Il Paroliere Fantasma la mette giù lucidamente, ma senza cinismo: «Sanremo è un’industria dello spettacolo, una holding che dà lavoro a migliaia di persone. È un sistema basato sull’apparenza e non ha nulla di improvvisato. È come il metateatro, il metacinema. Io, certo, lo seguirò sempre, per tutta la vita, ma ormai non me lo godo più tanto. Mi sento preso per il culo, ho perso quell’ingenuità bambina che avevo. Scoprire che certe canzoni firmate da autentici miti, canzoni che amo, miei punti di riferimento, sono state scritte da altri...scoprire che non sono emozioni provate da quell’artista è stato uno shock. E allora ho messo in discussione tutto. Quello che ascolto è vero o è falso? Dubito di tutto, da quando scrivo testi per la musica. Mi sono creato una corazza rispetto al mondo».

 

Si sente un avversativo ad accompagnare la frase.
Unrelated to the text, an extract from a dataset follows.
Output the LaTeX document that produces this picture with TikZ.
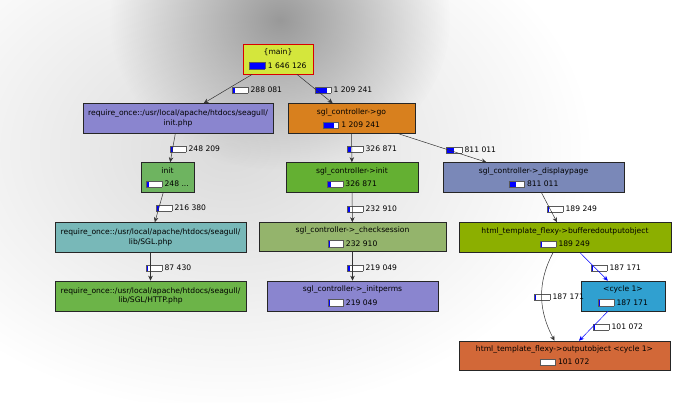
\documentclass[tikz,border=0pt]{standalone}
\usepackage{fontspec}
\newfontfamily\fnfont{DejaVu Sans}
\usetikzlibrary{arrows.meta,fadings}

% node colours
\definecolor{cmain}{RGB}{212,230,60}
\definecolor{cpurple}{RGB}{138,133,207}
\definecolor{corange}{RGB}{216,128,30}
\definecolor{cinit}{RGB}{110,180,96}
\definecolor{cgreen}{RGB}{100,176,50}
\definecolor{cslate}{RGB}{122,136,184}
\definecolor{cteal}{RGB}{120,184,184}
\definecolor{csage}{RGB}{148,180,108}
\definecolor{colive}{RGB}{140,175,0}
\definecolor{cleaf}{RGB}{108,180,72}
\definecolor{csky}{RGB}{48,160,208}
\definecolor{crust}{RGB}{210,104,56}

% background glow
\tikzfading[name=glow, inner color=transparent!0, outer color=transparent!100]

% small cost bar
\newdimen\barw \barw=15pt
\newcommand{\costbar}[1]{\raisebox{-0.5pt}{\begingroup\setlength{\fboxsep}{0pt}\setlength{\fboxrule}{0.5pt}%
  \fcolorbox{black!65}{white}{\makebox[\barw][l]{\textcolor{blue}{\rule{#1\barw}{6pt}}}}\endgroup}}

\begin{document}
\begin{tikzpicture}[x=1pt, y=-1pt,
    fn/.style={draw=black!85, line width=0.6pt, rectangle, minimum height=30pt, inner sep=0pt,
               align=center, font=\fnfont\fontsize{7.6}{9.3}\selectfont},
    lbl/.style={anchor=west, inner sep=0pt, font=\fnfont\fontsize{7.6}{9.3}\selectfont},
    call/.style={-{Stealth[length=5pt,width=4.5pt]}, line width=0.5pt, black!80},
    cyccall/.style={call, blue}]

    % Background
    \fill[white] (0,0) rectangle (690,402);
    \begin{scope}
        \clip (0,0) rectangle (690,402);
        \fill[black!14, path fading=glow] (230,150) ellipse [x radius=360, y radius=260];
        \fill[black!40, path fading=glow] (280,20) ellipse [x radius=170, y radius=150];
    \end{scope}
    \useasboundingbox (0,0) rectangle (690,402);

    % Draw the functions
    \node[fn, fill=cmain, draw=red!85!black, minimum width=70pt] (main) at (278,59) {\{main\}\\[4pt]\costbar{1}~1 646 126};
    \node[fn, fill=cpurple, minimum width=190pt] (reqinit) at (178,118.5) {require\_once::/usr/local/apache/htdocs/seagull/\\init.php};
    \node[fn, fill=corange, minimum width=127pt] (go) at (351.5,118.5) {sgl\_controller->go\\[4pt]\costbar{0.73}~1 209 241};
    \node[fn, fill=cinit, minimum width=53pt] (init) at (167.5,177.5) {init\\[4pt]\costbar{0.15}~248 ...};
    \node[fn, fill=cgreen, minimum width=132pt] (ctrlinit) at (352,177.5) {sgl\_controller->init\\[4pt]\costbar{0.2}~326 871};
    \node[fn, fill=cslate, minimum width=181pt] (disp) at (533.5,177.5) {sgl\_controller->\_displaypage\\[4pt]\costbar{0.49}~811 011};
    \node[fn, fill=cteal, minimum width=191pt] (reqsgl) at (150.5,237.5) {require\_once::/usr/local/apache/htdocs/seagull/\\lib/SGL.php};
    \node[fn, fill=csage, minimum width=187pt, minimum height=29pt] (check) at (352.5,237) {sgl\_controller->\_checksession\\[4pt]\costbar{0.14}~232 910};
    \node[fn, fill=colive, minimum width=212pt] (buff) at (565,237.5) {html\_template\_flexy->bufferedoutputobject\\[4pt]\costbar{0.115}~189 249};
    \node[fn, fill=cleaf, minimum width=191pt] (reqhttp) at (150.5,296) {require\_once::/usr/local/apache/htdocs/seagull/\\lib/SGL/HTTP.php};
    \node[fn, fill=cpurple, minimum width=171pt] (perms) at (352.5,296) {sgl\_controller->\_initperms\\[4pt]\costbar{0.133}~219 049};
    \node[fn, fill=csky, minimum width=84pt] (cyc) at (623,296) {<cycle 1>\\[4pt]\costbar{0.114}~187 171};
    \node[fn, fill=crust, minimum width=211pt, minimum height=29pt] (out) at (564.5,355.5) {html\_template\_flexy->outputobject <cycle 1>\\[4pt]\costbar{0.061}~101 072};

    % Call labels
    \node[lbl] (l1) at (232,90) {\costbar{0.175}~288 081};
    \node[lbl] (l2) at (315,90) {\costbar{0.73}~1 209 241};
    \node[lbl] (l3) at (170,149) {\costbar{0.15}~248 209};
    \node[lbl] (l4) at (347,149) {\costbar{0.2}~326 871};
    \node[lbl] (l5) at (446,150) {\costbar{0.49}~811 011};
    \node[lbl] (l6) at (156,208) {\costbar{0.13}~216 380};
    \node[lbl] (l7) at (347,209) {\costbar{0.14}~232 910};
    \node[lbl] (l8) at (547,209) {\costbar{0.115}~189 249};
    \node[lbl] (l9) at (146,268) {\costbar{0.053}~87 430};
    \node[lbl] (l10) at (347,268) {\costbar{0.133}~219 049};
    \node[lbl] (l11) at (591,268) {\costbar{0.114}~187 171};
    \node[lbl] (l12) at (534,297) {\costbar{0.114}~187 171};
    \node[lbl] (l13) at (593,327) {\costbar{0.061}~101 072};

    % Draw the calls
    \draw[call] (main) -- (reqinit);
    \draw[call] (main) -- (go);
    \draw[call] (reqinit) -- (init);
    \draw[call] (go) -- (ctrlinit);
    \draw[call] (go) -- (disp);
    \draw[call] (init) -- (reqsgl);
    \draw[call] (ctrlinit) -- (check);
    \draw[call] (disp) -- (buff);
    \draw[call] (reqsgl) -- (reqhttp);
    \draw[call] (check) -- (perms);
    \draw[cyccall] (buff) -- (cyc);
    \draw[call] ([xshift=-12pt]buff.south) .. controls +(-16,30) and +(-16,-30) .. ([xshift=-10pt]out.north);
    \draw[cyccall] (cyc) -- (out);
\end{tikzpicture}
\end{document}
In effetti il Paroliere Fantasma, dopo una pausa, dice: «Forse è tutto falso, però quella falsità produce comunque emozioni. Per questo non mi sembra un lavoro sporco: perché è legato a sentimenti veri che provo mentre scrivo. E dà emozioni vere a chi ascolta. Niente vale quanto l’emozione che viene da una canzone, no? Per fortuna esistono le canzoni... A volte questi artisti neanche sanno chi sono i loro ghostwriter, chi c’è dietro alle loro parole».

 

Dal 7 all’11 febbraio lui starà, come il resto del pubblico televisivo, a guardare dall’esterno il festival. «Spero che il mio testo vada a un interprete che mi piace, questo sì. Spero sempre che non abbiano assegnato le mie emozioni a qualcuno che non stimo».